The task:
Copy the data exactly; pictures stay out of the copy.

Provided data:
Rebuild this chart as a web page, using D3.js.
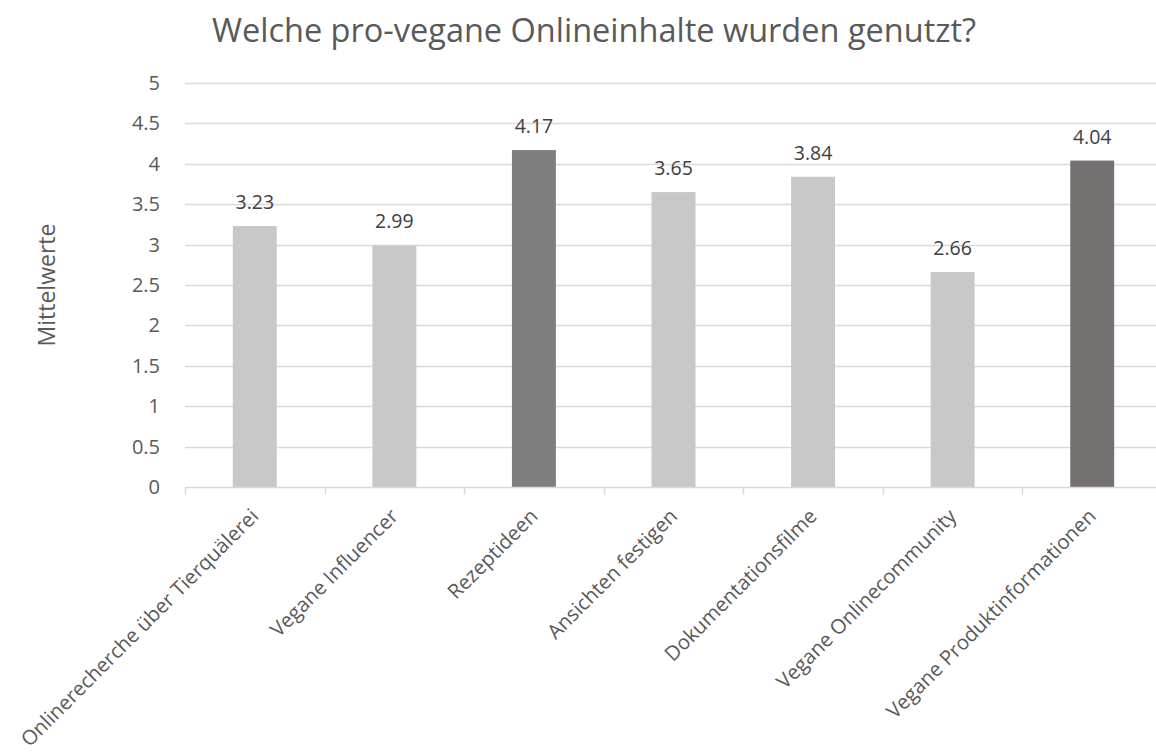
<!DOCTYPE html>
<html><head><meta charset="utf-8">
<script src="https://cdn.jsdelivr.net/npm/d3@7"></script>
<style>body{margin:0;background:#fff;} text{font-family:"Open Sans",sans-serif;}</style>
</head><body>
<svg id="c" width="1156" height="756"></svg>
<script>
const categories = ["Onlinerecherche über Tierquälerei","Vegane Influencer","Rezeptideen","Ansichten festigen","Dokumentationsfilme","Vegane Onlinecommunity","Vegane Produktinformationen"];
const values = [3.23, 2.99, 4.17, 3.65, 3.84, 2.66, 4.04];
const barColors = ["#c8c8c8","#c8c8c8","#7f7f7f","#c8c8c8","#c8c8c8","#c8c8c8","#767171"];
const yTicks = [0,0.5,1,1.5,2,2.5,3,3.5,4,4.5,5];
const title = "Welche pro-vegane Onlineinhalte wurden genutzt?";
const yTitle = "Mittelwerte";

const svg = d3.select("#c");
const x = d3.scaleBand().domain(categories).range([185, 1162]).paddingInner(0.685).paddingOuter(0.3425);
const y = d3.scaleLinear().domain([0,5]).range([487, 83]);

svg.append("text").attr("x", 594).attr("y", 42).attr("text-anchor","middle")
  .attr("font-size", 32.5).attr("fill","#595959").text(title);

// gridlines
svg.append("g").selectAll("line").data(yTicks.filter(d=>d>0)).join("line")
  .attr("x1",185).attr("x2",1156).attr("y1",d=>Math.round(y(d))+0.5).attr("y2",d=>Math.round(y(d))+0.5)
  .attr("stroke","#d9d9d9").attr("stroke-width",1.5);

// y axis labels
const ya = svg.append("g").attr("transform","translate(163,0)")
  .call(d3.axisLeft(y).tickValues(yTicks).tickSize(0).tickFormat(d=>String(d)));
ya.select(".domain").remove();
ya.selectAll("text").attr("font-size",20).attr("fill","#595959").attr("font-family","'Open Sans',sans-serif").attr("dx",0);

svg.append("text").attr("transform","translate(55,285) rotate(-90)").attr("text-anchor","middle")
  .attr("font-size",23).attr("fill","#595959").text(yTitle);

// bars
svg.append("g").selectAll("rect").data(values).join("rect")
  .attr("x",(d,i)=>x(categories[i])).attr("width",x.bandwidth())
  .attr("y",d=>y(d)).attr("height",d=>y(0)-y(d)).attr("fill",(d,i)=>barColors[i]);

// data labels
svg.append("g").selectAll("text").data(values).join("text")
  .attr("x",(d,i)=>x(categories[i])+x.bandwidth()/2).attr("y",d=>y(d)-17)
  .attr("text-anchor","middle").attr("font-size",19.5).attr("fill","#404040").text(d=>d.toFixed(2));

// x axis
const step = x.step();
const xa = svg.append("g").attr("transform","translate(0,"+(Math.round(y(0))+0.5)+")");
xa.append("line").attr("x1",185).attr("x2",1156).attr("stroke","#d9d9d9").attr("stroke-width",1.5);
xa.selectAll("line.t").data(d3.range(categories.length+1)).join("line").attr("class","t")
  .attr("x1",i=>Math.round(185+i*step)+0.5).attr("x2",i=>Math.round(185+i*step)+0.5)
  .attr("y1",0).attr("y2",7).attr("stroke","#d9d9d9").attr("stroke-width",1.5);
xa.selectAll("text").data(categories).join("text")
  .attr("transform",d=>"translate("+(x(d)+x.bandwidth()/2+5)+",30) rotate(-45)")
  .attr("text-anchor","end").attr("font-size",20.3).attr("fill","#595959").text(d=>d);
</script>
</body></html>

Answer to this task:
Rebuild this chart as a web page, using D3.js.
<!DOCTYPE html>
<html><head><meta charset="utf-8">
<script src="https://cdn.jsdelivr.net/npm/d3@7"></script>
<style>body{margin:0;background:#fff;} text{font-family:"Open Sans",sans-serif;}</style>
</head><body>
<svg id="c" width="1156" height="756"></svg>
<script>
const categories = ["Onlinerecherche über Tierquälerei","Vegane Influencer","Rezeptideen","Ansichten festigen","Dokumentationsfilme","Vegane Onlinecommunity","Vegane Produktinformationen"];
const values = [3.23, 2.99, 4.17, 3.65, 3.84, 2.66, 4.04];
const barColors = ["#c8c8c8","#c8c8c8","#7f7f7f","#c8c8c8","#c8c8c8","#c8c8c8","#767171"];
const yTicks = [0,0.5,1,1.5,2,2.5,3,3.5,4,4.5,5];
const title = "Welche pro-vegane Onlineinhalte wurden genutzt?";
const yTitle = "Mittelwerte";

const svg = d3.select("#c");
const x = d3.scaleBand().domain(categories).range([185, 1162]).paddingInner(0.685).paddingOuter(0.3425);
const y = d3.scaleLinear().domain([0,5]).range([487, 83]);

svg.append("text").attr("x", 594).attr("y", 42).attr("text-anchor","middle")
  .attr("font-size", 32.5).attr("fill","#595959").text(title);

// gridlines
svg.append("g").selectAll("line").data(yTicks.filter(d=>d>0)).join("line")
  .attr("x1",185).attr("x2",1156).attr("y1",d=>Math.round(y(d))+0.5).attr("y2",d=>Math.round(y(d))+0.5)
  .attr("stroke","#d9d9d9").attr("stroke-width",1.5);

// y axis labels
const ya = svg.append("g").attr("transform","translate(163,0)")
  .call(d3.axisLeft(y).tickValues(yTicks).tickSize(0).tickFormat(d=>String(d)));
ya.select(".domain").remove();
ya.selectAll("text").attr("font-size",20).attr("fill","#595959").attr("font-family","'Open Sans',sans-serif").attr("dx",0);

svg.append("text").attr("transform","translate(55,285) rotate(-90)").attr("text-anchor","middle")
  .attr("font-size",23).attr("fill","#595959").text(yTitle);

// bars
svg.append("g").selectAll("rect").data(values).join("rect")
  .attr("x",(d,i)=>x(categories[i])).attr("width",x.bandwidth())
  .attr("y",d=>y(d)).attr("height",d=>y(0)-y(d)).attr("fill",(d,i)=>barColors[i]);

// data labels
svg.append("g").selectAll("text").data(values).join("text")
  .attr("x",(d,i)=>x(categories[i])+x.bandwidth()/2).attr("y",d=>y(d)-17)
  .attr("text-anchor","middle").attr("font-size",19.5).attr("fill","#404040").text(d=>d.toFixed(2));

// x axis
const step = x.step();
const xa = svg.append("g").attr("transform","translate(0,"+(Math.round(y(0))+0.5)+")");
xa.append("line").attr("x1",185).attr("x2",1156).attr("stroke","#d9d9d9").attr("stroke-width",1.5);
xa.selectAll("line.t").data(d3.range(categories.length+1)).join("line").attr("class","t")
  .attr("x1",i=>Math.round(185+i*step)+0.5).attr("x2",i=>Math.round(185+i*step)+0.5)
  .attr("y1",0).attr("y2",7).attr("stroke","#d9d9d9").attr("stroke-width",1.5);
xa.selectAll("text").data(categories).join("text")
  .attr("transform",d=>"translate("+(x(d)+x.bandwidth()/2+5)+",30) rotate(-45)")
  .attr("text-anchor","end").attr("font-size",20.3).attr("fill","#595959").text(d=>d);
</script>
</body></html>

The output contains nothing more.